Output only the lines running from the line bearing "Rebuild this chart" through the line bearing "const numFont = 'Lato';", character for character.

[Supplied data]

______________________________

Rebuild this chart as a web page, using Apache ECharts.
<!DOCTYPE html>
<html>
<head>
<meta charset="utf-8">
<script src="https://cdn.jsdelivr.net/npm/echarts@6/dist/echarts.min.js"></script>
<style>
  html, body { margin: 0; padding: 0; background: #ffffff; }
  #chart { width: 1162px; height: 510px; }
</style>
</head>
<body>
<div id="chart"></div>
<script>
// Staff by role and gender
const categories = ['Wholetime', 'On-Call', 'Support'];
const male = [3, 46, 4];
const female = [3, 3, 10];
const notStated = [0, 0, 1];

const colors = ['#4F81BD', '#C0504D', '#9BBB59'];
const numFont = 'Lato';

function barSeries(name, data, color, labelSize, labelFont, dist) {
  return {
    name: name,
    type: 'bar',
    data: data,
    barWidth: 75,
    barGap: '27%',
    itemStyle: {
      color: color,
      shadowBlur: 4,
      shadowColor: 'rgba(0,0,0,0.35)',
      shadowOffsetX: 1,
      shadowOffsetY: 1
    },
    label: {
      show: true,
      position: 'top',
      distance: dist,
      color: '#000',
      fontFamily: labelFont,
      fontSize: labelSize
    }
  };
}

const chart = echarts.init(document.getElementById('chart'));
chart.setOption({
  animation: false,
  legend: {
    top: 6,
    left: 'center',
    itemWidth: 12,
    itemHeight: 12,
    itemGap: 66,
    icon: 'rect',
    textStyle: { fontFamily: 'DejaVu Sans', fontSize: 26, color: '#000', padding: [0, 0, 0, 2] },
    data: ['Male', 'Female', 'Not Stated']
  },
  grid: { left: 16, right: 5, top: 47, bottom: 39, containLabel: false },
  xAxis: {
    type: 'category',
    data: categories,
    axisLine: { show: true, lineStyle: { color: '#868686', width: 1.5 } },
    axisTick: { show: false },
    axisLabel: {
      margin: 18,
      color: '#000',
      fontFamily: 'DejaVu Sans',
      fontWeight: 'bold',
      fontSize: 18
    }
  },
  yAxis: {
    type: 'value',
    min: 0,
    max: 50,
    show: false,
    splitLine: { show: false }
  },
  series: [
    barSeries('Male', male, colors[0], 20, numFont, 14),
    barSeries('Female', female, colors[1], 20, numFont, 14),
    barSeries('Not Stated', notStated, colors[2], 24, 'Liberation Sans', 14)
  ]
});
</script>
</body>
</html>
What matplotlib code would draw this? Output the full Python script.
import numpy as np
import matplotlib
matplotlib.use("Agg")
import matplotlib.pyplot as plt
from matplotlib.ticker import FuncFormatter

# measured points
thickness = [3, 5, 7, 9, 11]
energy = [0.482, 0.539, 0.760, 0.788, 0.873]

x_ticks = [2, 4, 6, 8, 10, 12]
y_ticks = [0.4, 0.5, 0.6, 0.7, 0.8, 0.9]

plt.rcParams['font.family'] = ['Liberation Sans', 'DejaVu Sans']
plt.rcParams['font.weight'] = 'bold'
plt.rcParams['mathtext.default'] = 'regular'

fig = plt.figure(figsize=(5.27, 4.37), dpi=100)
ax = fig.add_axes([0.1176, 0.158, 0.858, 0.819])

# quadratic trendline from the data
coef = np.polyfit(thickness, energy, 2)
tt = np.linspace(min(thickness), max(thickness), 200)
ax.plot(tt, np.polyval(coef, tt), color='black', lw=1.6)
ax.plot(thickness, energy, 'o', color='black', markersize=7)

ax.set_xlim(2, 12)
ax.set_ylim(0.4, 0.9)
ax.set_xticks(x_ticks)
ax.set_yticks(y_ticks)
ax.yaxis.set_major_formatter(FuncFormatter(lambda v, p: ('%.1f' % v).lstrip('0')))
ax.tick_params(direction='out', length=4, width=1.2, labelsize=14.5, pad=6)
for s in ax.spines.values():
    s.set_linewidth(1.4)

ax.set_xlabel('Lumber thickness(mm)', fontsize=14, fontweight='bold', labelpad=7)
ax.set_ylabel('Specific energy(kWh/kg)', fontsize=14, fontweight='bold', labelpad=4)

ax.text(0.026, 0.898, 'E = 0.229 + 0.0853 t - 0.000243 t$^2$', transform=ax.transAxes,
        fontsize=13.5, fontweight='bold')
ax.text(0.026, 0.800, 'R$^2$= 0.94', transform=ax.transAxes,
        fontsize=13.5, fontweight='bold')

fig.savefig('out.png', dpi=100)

______________________________

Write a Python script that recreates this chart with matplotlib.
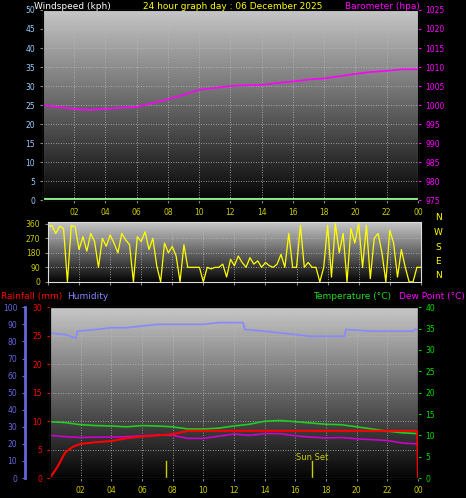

______________________________

[Answer below]
Rebuild this chart as a web page, using Apache ECharts.
<!DOCTYPE html>
<html>
<head>
<meta charset="utf-8">
<script src="https://cdn.jsdelivr.net/npm/echarts@6/dist/echarts.min.js"></script>
<style>
  html, body { margin: 0; padding: 0; background: #ffffff; }
  #chart { width: 1162px; height: 510px; }
</style>
</head>
<body>
<div id="chart"></div>
<script>
// Staff by role and gender
const categories = ['Wholetime', 'On-Call', 'Support'];
const male = [3, 46, 4];
const female = [3, 3, 10];
const notStated = [0, 0, 1];

const colors = ['#4F81BD', '#C0504D', '#9BBB59'];
const numFont = 'Lato';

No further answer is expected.